Months before the Trump administration separated thousands of families at the U.S.-Mexico border, a "pilot program" in Texas left child-welfare officials scrambling to find empty beds for babies taken from their parents in a preview of bigger problems to come, according to a report released Thursday by U.S. congressional Democrats.
Documents in the report suggest Health and Human Services (HHS) officials weren't told by the Department of Homeland Security (DHS) why shelters were receiving more children taken from their parents in late 2017. It has since been revealed that DHS was operating a pilot program in El Paso, Texas, that prosecuted parents for crossing the border illegally and took their children away to HHS shelters.

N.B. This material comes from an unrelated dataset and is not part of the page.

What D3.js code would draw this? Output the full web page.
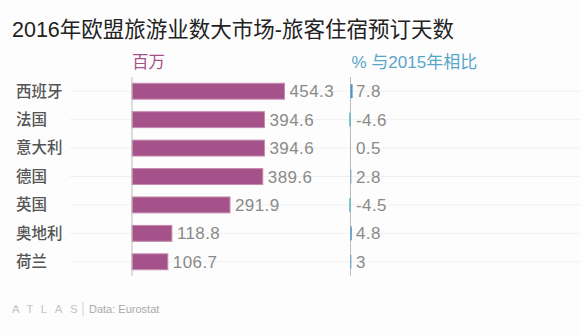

"We had a shortage last night of beds for babies," Jonathan White, a top HHS official, wrote in a Nov. 11, 2017, email.
"Overall, infant placements seem to be climbing over recent weeks, and we think that's due to more separations from mothers by CBP [Customs and Border Protection]."
The problems revealed by the pilot program presaged what would happen months later: government employees caring for babies and young children in so-called tender age shelters and many parents being deported without their kids. The consequences linger today. Lawyers working to reunite immigrant families have said they can't reach the deported parents of 545 children who were separated as early as July 2017.
Children separated from parents under program
Democrats on the House judiciary committee released the report Thursday with emails obtained from government agencies. It comes shortly before election day as Democrats campaign against the Trump administration's family separations, which stirred widespread outcry as part of its "zero tolerance" crackdown on illegal border crossings.
Democrat Joe Biden announced Thursday that he would form a task force if elected president to reunite still-separated families.
The report outlines discussions since the start of the Trump administration of family separation as a law enforcement tactic. In March 2017, then-Homeland Security Secretary John Kelly told CNN that the government was considering taking children from their families and placing them in government-licensed shelters while the parents were prosecuted.
That July, Customs and Border Protection agents began separating families in what was later called a pilot program, according to a review by the Health and Human Services inspector general.
The pilot ran through November 2017. According to the inspector general, at least 118 children were taken from their parents. Documents in the new report suggest CBP did not communicate with HHS about why shelters were receiving more separated children.
White, the HHS official, wrote a Nov. 17, 2017, email to Kevin McAleenan, who was then commissioner of CBP and later became acting Homeland Security secretary. The email notes "the increase in referrals" of children unaccompanied by a parent "resulting from separation of children from parents." White sent McAleenan a chart of all the children HHS had received.
In a Dec. 3, 2017, response, McAleenan wrote in part: "You should have seen a change the past 10 days or so. We will be co-ordinating in advance on any future plans."
Another HHS official, Tricia Swartz, had written to White on Sept. 28, 2017, warning that "these types of cases often end up with parent repatriated and kid in our care for months pending home studies, international legal issues, etc."
Lawyers, non-profits still searching for parents
The pilot program is believed to have been limited to the region around El Paso, including parts of New Mexico. Months later, the Trump administration began separating families border-wide. The report documents how different Border Patrol sectors had their own policies for which families to separate: the Big Bend sector in rural Texas initially exempted children five and younger, while the El Centro sector in California did not.
In June 2018, U.S. District Judge Dana Sabraw ordered the government to reunite all migrant families. More than two years later, the process is still underway, with lawyers and non-profits trying to find parents in Central America and elsewhere after their children were placed with sponsors in the United States, usually relatives.
McAleenan did not respond to a request for comment. The Homeland Security and Health and Human Services departments did not respond to requests for comment.